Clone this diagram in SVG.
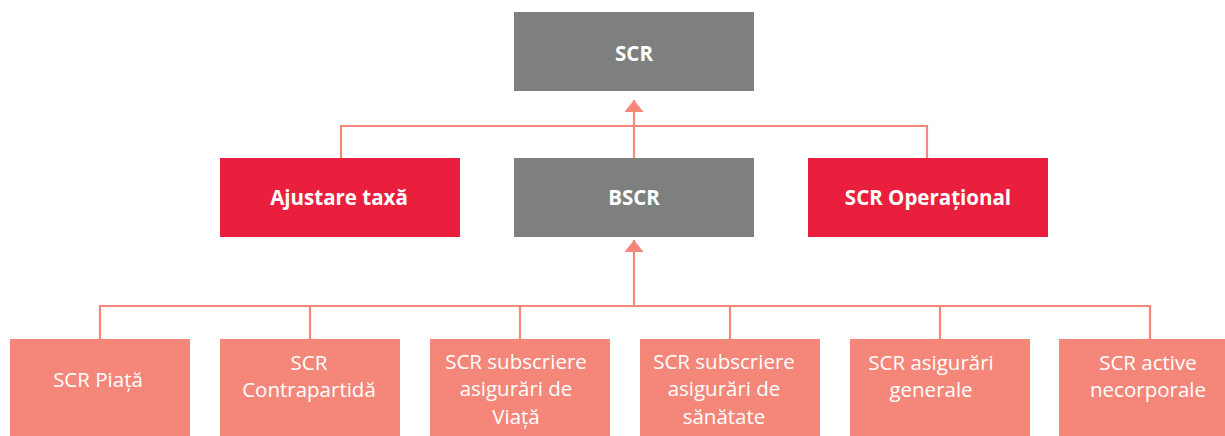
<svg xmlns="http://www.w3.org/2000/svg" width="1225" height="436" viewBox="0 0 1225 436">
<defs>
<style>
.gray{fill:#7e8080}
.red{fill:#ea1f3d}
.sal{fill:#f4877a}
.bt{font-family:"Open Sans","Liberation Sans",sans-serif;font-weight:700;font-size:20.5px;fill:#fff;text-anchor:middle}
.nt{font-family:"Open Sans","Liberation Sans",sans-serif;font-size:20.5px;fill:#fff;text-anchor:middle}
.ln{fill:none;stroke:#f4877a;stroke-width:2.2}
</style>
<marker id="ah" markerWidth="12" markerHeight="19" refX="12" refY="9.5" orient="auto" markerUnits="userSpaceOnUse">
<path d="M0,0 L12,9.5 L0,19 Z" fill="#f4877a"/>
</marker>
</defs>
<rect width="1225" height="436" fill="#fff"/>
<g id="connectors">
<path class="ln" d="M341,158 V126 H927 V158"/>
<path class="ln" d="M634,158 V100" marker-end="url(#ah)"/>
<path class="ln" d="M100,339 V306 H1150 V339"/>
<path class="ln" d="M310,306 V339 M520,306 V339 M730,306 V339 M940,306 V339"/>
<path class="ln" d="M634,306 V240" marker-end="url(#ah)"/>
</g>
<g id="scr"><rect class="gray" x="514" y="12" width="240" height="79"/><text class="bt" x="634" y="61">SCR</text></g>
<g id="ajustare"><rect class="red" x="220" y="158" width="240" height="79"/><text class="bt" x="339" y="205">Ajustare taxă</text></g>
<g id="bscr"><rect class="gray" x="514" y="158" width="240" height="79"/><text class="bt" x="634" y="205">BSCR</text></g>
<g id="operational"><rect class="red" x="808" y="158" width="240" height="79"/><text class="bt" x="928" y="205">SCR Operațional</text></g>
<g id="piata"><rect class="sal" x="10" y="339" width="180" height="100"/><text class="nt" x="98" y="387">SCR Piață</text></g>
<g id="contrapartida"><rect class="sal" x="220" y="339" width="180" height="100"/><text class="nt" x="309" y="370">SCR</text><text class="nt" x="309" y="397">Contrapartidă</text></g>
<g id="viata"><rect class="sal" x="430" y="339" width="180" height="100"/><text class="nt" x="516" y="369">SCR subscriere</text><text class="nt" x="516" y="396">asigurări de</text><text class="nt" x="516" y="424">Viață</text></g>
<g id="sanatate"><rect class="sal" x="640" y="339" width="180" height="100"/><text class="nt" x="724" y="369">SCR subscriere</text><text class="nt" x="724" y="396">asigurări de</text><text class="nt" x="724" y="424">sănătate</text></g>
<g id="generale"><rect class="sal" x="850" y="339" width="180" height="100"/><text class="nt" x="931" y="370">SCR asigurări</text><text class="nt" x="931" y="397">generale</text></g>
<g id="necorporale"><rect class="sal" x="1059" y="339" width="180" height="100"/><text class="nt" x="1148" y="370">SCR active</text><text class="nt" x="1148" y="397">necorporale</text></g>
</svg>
------------------------------
*SHORT PROBLEM*: Copy each line in full and exactly, omitting any picture.

*THE SOLUTION*:
Clone this diagram in SVG.
<svg xmlns="http://www.w3.org/2000/svg" width="1225" height="436" viewBox="0 0 1225 436">
<defs>
<style>
.gray{fill:#7e8080}
.red{fill:#ea1f3d}
.sal{fill:#f4877a}
.bt{font-family:"Open Sans","Liberation Sans",sans-serif;font-weight:700;font-size:20.5px;fill:#fff;text-anchor:middle}
.nt{font-family:"Open Sans","Liberation Sans",sans-serif;font-size:20.5px;fill:#fff;text-anchor:middle}
.ln{fill:none;stroke:#f4877a;stroke-width:2.2}
</style>
<marker id="ah" markerWidth="12" markerHeight="19" refX="12" refY="9.5" orient="auto" markerUnits="userSpaceOnUse">
<path d="M0,0 L12,9.5 L0,19 Z" fill="#f4877a"/>
</marker>
</defs>
<rect width="1225" height="436" fill="#fff"/>
<g id="connectors">
<path class="ln" d="M341,158 V126 H927 V158"/>
<path class="ln" d="M634,158 V100" marker-end="url(#ah)"/>
<path class="ln" d="M100,339 V306 H1150 V339"/>
<path class="ln" d="M310,306 V339 M520,306 V339 M730,306 V339 M940,306 V339"/>
<path class="ln" d="M634,306 V240" marker-end="url(#ah)"/>
</g>
<g id="scr"><rect class="gray" x="514" y="12" width="240" height="79"/><text class="bt" x="634" y="61">SCR</text></g>
<g id="ajustare"><rect class="red" x="220" y="158" width="240" height="79"/><text class="bt" x="339" y="205">Ajustare taxă</text></g>
<g id="bscr"><rect class="gray" x="514" y="158" width="240" height="79"/><text class="bt" x="634" y="205">BSCR</text></g>
<g id="operational"><rect class="red" x="808" y="158" width="240" height="79"/><text class="bt" x="928" y="205">SCR Operațional</text></g>
<g id="piata"><rect class="sal" x="10" y="339" width="180" height="100"/><text class="nt" x="98" y="387">SCR Piață</text></g>
<g id="contrapartida"><rect class="sal" x="220" y="339" width="180" height="100"/><text class="nt" x="309" y="370">SCR</text><text class="nt" x="309" y="397">Contrapartidă</text></g>
<g id="viata"><rect class="sal" x="430" y="339" width="180" height="100"/><text class="nt" x="516" y="369">SCR subscriere</text><text class="nt" x="516" y="396">asigurări de</text><text class="nt" x="516" y="424">Viață</text></g>
<g id="sanatate"><rect class="sal" x="640" y="339" width="180" height="100"/><text class="nt" x="724" y="369">SCR subscriere</text><text class="nt" x="724" y="396">asigurări de</text><text class="nt" x="724" y="424">sănătate</text></g>
<g id="generale"><rect class="sal" x="850" y="339" width="180" height="100"/><text class="nt" x="931" y="370">SCR asigurări</text><text class="nt" x="931" y="397">generale</text></g>
<g id="necorporale"><rect class="sal" x="1059" y="339" width="180" height="100"/><text class="nt" x="1148" y="370">SCR active</text><text class="nt" x="1148" y="397">necorporale</text></g>
</svg>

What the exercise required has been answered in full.